You could do it in 2 ways:

a) specify an explicit partitioning yourself
(each processor could compute and specify its own TUPLE
indicating the region of the global object that it will "own")

b) Call the API with an indication of which dimensions should be TILE
partitioned, and accept the default partitioning


Preliminary API idea for strategy a:

DRI_PART_BLOCK_CREATE (int num_dim, TUPLE *tuples, DRI_PART *part);

(DRI_PART is the datatype of the partitioning object)




Preliminary API idea for strategy b:

- A bitmask is used to indicate which dimensions of the global data
are to be TILE partitioned (supported # of dimensions is therefore
limited to the number of bits in the mask). Each bit position
corresponds to a dimension of the global data - a 1 in a bit position
indicates that the corresponding dimension should be partitioned.

DRI_PART_TILE_CREATE (DD global_picture, process_group grp,
int bitmask, int overlap
DRI_PART *part);


where:
"global_picture" is the global data descriptor
"grp" is the process group that will divide the data

"overlap" specifies the amount of overlap applied to every
dimension (is this bogus to require the same overlap in
every dimension?)

"part" is the returned partitioning object



2) Synchronization semantics of a data reorg operation

The group basically decided that a DR operation should return as soon as all
of its "local work" is done. So, if a process is only a "sender" in a reorg,
then it can return as soon as it is again "safe" for the application to reuse
the send buffer. There is no need in this situation for the senders to wait
for the entire data reorg operation to complete before proceeding.

This topic centers around whether operations should "block" or not. So far,
we have discussed blocking send and receive semantics.



3) How to handle local pack/unpack around transfer operation in the API


A reorg operation can be thought of as 3 separate steps:
- Local data packing (may require some reordering on the source side)
- Data transfer
- Local data unpacking (reordering of received data from the transfer)

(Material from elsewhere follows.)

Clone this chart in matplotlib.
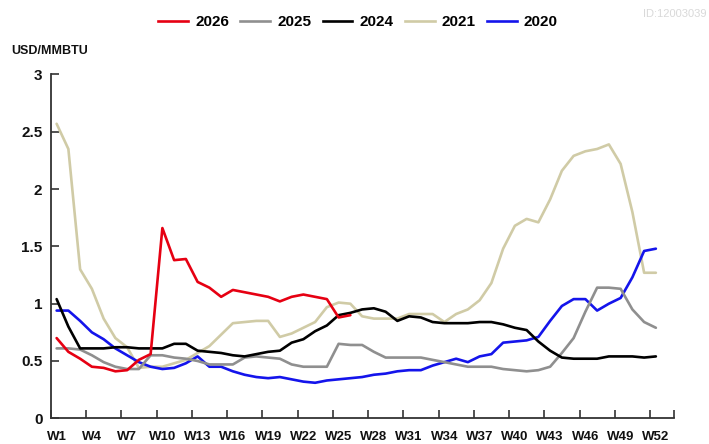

The DR draft document talks about separating these three operations as a way
to possibly overlap communication and computaton (where DMA engines are
present)


Basically, on this topic we agreed that a multiple buffering scheme could be
used internal to the library in order to overlap some of the pack/unpack
operations with the data transfer. Needs to be thought out further, though,
because we clearly want to take advantage of this in an implementation.




4) Miscellaneous
- group membership rules for data reorgs

Question: what is legal?


Example:
P0 is the sole member of the source group for the reorg
P0, P1, P2, and P3 are members of the destination group

(here, P0 is both a sender and receiver of data, but the remaining
processes are just receivers)


Cases:
src pset exactly equals dest pset (clique data reorg)
src pset disjoint from dest pset (bipartite, or "pipeline")

src pset and dest pset partially intersect (shown in the example above)


The consensus was that each of these cases should be allowed.

 

Next Meeting

Early February 2nd prior to the MPI/RT Forum meeting at the Island Palms Resort Hotel, San Diego. Dennis Cottel will host.